In August 1939 the Irish travel writer Richard Hayward set out on a road trip to explore the Shannon region just two weeks before the Second World War broke out. His evocative account of that trip, Where the River Shannon Flows, still sought after now by lovers of the river, became a bestseller.
Eighty years on, inspired by his work, Paul Clements – author of Romancing Ireland, the biography of Richard Hayward – retraces Hayward’s journey along the river, following – if not strictly in his footsteps – then within the spirit of his trip. From the Shannon Pot in Cavan, 344 kilometres south to the Shannon estuary, his meandering odyssey takes him by car, on foot, and by bike and boat, discovering how the riverscape has changed but is still powerful in symbolism. While he recreates Hayward’s trip, Clements also paints a compelling portrait of twenty-first century Ireland, mingling travel and anecdote with an eye for the natural world.

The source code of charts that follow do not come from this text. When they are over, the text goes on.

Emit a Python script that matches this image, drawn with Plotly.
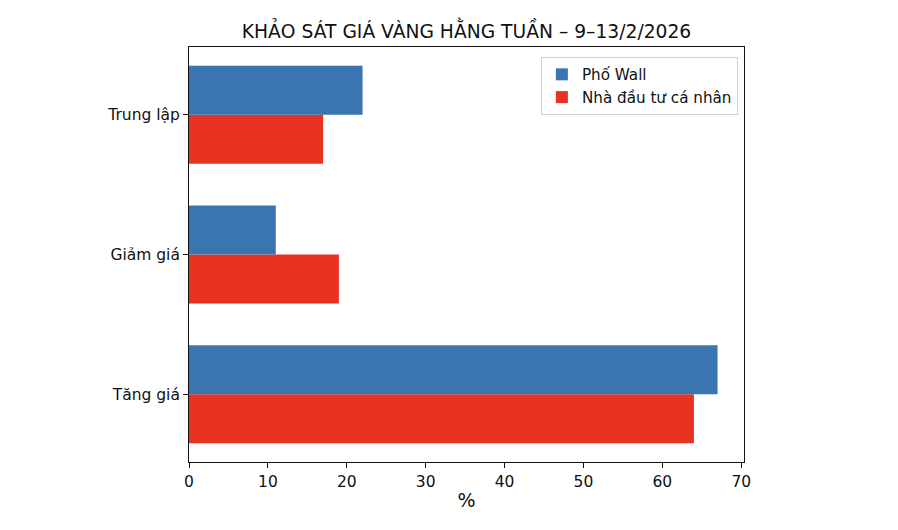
import plotly.graph_objects as go

categories = ["Tăng giá", "Giảm giá", "Trung lập"]
pho_wall = [67, 11, 22]
ca_nhan = [64, 19, 17]

blue = "#3b75af"
red = "#e83323"
font = "DejaVu Sans"

fig = go.Figure()
# red first so it sits below the blue bar in each group
fig.add_trace(go.Bar(y=categories, x=ca_nhan, orientation="h",
                     name="Nhà đầu tư cá nhân", marker=dict(color=red, line=dict(width=0))))
fig.add_trace(go.Bar(y=categories, x=pho_wall, orientation="h",
                     name="Phố Wall", marker=dict(color=blue, line=dict(width=0))))

# page has an 8px body margin, so margins are shifted to compensate
fig.update_layout(
    width=898, height=530,
    margin=dict(l=181, r=162, t=39, b=76),
    paper_bgcolor="white", plot_bgcolor="white",
    font=dict(family=font, size=15.5, color="#111"),
    title=dict(text="KHẢO SÁT GIÁ VÀNG HẰNG TUẦN – 9–13/2/2026",
               x=458.5 / 898, xanchor="center", y=1 - 23 / 530, yanchor="middle",
               font=dict(size=18.7, color="#111")),
    barmode="group", bargap=0.3, bargroupgap=0,
    showlegend=True,
    legend=dict(x=0.989, xanchor="right", y=0.976, yanchor="top",
                traceorder="reversed", bgcolor="white",
                bordercolor="#d0d0d0", borderwidth=1,
                font=dict(size=15.2), itemwidth=30, tracegroupgap=0),
)
fig.update_xaxes(range=[0, 70.35], dtick=10, ticks="outside", ticklen=5,
                 tickcolor="#111", showline=True, linecolor="#111", linewidth=1,
                 mirror=True, showgrid=False, zeroline=False,
                 title=dict(text="%", standoff=4), tickfont=dict(size=15.5))
fig.update_yaxes(range=[-0.485, 2.485], ticks="outside", ticklen=5,
                 tickcolor="#111", showline=True, linecolor="#111", linewidth=1,
                 mirror=True, showgrid=False, tickfont=dict(size=15.5))

fig.write_html("out.html")
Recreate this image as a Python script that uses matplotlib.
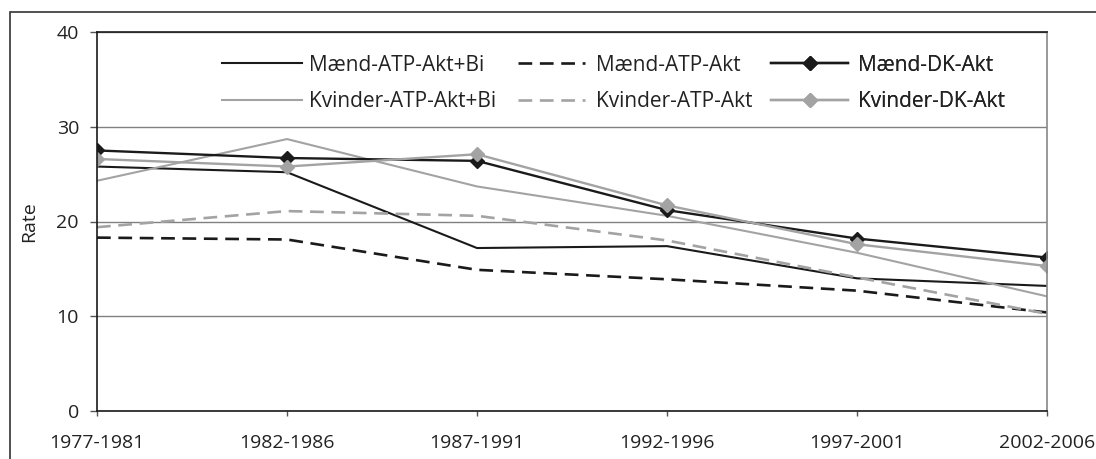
import matplotlib.pyplot as plt
from matplotlib.patches import Rectangle

plt.rcParams['font.family'] = ['Open Sans', 'DejaVu Sans']

periods = ['1977-1981', '1982-1986', '1987-1991', '1992-1996', '1997-2001', '2002-2006']

maend_atp_akt_bi = [25.8, 25.2, 17.2, 17.4, 14.0, 13.2]
kvinder_atp_akt_bi = [24.3, 28.7, 23.7, 20.6, 16.7, 12.1]
maend_atp_akt = [18.3, 18.1, 14.9, 13.9, 12.7, 10.4]
kvinder_atp_akt = [19.4, 21.1, 20.6, 18.0, 14.1, 10.25]
maend_dk_akt = [27.5, 26.7, 26.4, 21.2, 18.2, 16.2]
kvinder_dk_akt = [26.6, 25.8, 27.1, 21.7, 17.6, 15.3]

black = '#1a1a1a'
grey = '#a3a3a3'
txt = '#222222'
dash = (5.2, 2.9)

fig = plt.figure(figsize=(10.96, 4.59), dpi=100)
ax = fig.add_axes([97 / 1096, 48 / 459, 950 / 1096, 379 / 459])

x = range(len(periods))
l1, = ax.plot(x, maend_atp_akt_bi, color=black, lw=1.5, label='Mænd-ATP-Akt+Bi')
l2, = ax.plot(x, kvinder_atp_akt_bi, color=grey, lw=1.5, label='Kvinder-ATP-Akt+Bi')
l3, = ax.plot(x, maend_atp_akt, color=black, lw=1.9, dashes=dash, label='Mænd-ATP-Akt')
l4, = ax.plot(x, kvinder_atp_akt, color=grey, lw=1.9, dashes=dash, label='Kvinder-ATP-Akt')
l5, = ax.plot(x, maend_dk_akt, color=black, lw=1.7, marker='D', markersize=7.5,
              label='Mænd-DK-Akt')
l6, = ax.plot(x, kvinder_dk_akt, color=grey, lw=1.7, marker='D', markersize=7.5,
              label='Kvinder-DK-Akt')

ax.set_xlim(0, len(periods) - 1)
ax.set_ylim(0, 40)
ax.set_yticks([0, 10, 20, 30, 40])
ax.set_xticks(list(x))
ax.set_xticklabels(periods)
ax.yaxis.grid(True, color='#808080', lw=1)
ax.set_axisbelow(True)

for side in ['left', 'bottom', 'top']:
    ax.spines[side].set_color(black)
    ax.spines[side].set_linewidth(1.2)
ax.spines['right'].set_color('#888888')
ax.spines['right'].set_linewidth(1.2)

ax.tick_params(axis='y', length=5, width=1, color='#555555', pad=8,
               labelsize=14, labelcolor=txt)
ax.tick_params(axis='x', length=3.6, width=1, color='#555555', pad=13,
               labelsize=14, labelcolor=txt)
ax.set_ylabel('Rate', fontsize=14, color=txt, labelpad=13)

# one legend per column so each column sits at its own x
columns = [((l1, l2), 0.1316, 3.85, 0.34),
           ((l3, l4), 0.4432, 3.2, 0.53),
           ((l5, l6), 0.7095, 3.7, 0.48)]
for handles, xpos, hlen, hpad in columns:
    leg = ax.legend(handles=list(handles), loc='upper left',
                    bbox_to_anchor=(xpos, 0.9406), frameon=False, fontsize=15,
                    handlelength=hlen, handletextpad=hpad, labelspacing=0.75,
                    borderpad=0, borderaxespad=0)
    for t in leg.get_texts():
        t.set_color(txt)
    ax.add_artist(leg)

# frame around the whole figure
fig.patches.append(Rectangle((10 / 1096, -0.1), 1.2, 0.1 + 447 / 459,
                             transform=fig.transFigure, fill=False,
                             edgecolor='#333333', lw=1.2))

fig.savefig('out.png', dpi=100)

The book gives a voice to stories from water gypsies, anglers, sailors, lock keepers, bog artists, ‘insta’ pilgrims and a water diviner celebrating wisdom through her river songs and illuminates cultural history and identity. Wildlife, nature, and the built heritage, including historic bridges, all play a part.

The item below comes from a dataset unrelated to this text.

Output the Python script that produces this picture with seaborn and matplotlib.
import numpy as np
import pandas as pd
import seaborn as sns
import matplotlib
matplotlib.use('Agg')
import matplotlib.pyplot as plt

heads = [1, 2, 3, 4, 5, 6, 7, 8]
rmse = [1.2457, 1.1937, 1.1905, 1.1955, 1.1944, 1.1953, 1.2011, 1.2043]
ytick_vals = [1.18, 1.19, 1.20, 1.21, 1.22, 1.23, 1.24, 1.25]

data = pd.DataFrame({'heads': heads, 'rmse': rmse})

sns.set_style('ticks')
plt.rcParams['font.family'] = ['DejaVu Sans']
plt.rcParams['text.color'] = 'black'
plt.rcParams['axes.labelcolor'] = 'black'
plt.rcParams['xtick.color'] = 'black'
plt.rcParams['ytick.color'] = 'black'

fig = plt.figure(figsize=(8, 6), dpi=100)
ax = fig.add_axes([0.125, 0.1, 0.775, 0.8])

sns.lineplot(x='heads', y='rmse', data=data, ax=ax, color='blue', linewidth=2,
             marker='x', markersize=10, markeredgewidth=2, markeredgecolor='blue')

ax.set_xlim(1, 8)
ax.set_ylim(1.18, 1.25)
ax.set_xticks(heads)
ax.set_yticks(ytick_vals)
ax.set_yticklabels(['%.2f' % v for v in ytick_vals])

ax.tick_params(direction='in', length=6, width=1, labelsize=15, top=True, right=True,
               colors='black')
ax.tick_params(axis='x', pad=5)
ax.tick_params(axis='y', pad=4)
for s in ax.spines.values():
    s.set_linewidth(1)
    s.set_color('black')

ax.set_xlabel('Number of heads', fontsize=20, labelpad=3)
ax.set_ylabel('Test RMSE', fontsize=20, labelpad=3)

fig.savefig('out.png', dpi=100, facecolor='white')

On a quixotic journey Paul Clements produces an intimate portrait of the hidden countryside, its people, topography and wildlife, creating a collective memory map, looking at what has been lost and what has changed. This is the country of the River Shannon that runs through literature, art, cultural history and mythology with a riptide pull on our imagination – a tribute to Ireland’s longest river reflecting the deep vein flowing through the culture of the country.
About the Author
Paul Clements is a travel writer and broadcaster. He is the author of Romancing Ireland: Richard Hayward, 1862–1964 (Lilliput, 2015), as well as three books on Ireland: Irish Shores: A Journey Round the Rim of Ireland (1993), The Height of Nonsense: The Ultimate Irish Road Trip (2005), and Burren Country: Travels Through an Irish Limestone Landscape (2011). He has written and edited two books on travel writer and historian Jan Morris, and is a contributing writer to Fodor’s Guide Ireland and Insight Guide Ireland. A former BBC journalist, he is a Fellow of Green Templeton College, Oxford and lives in Belfast.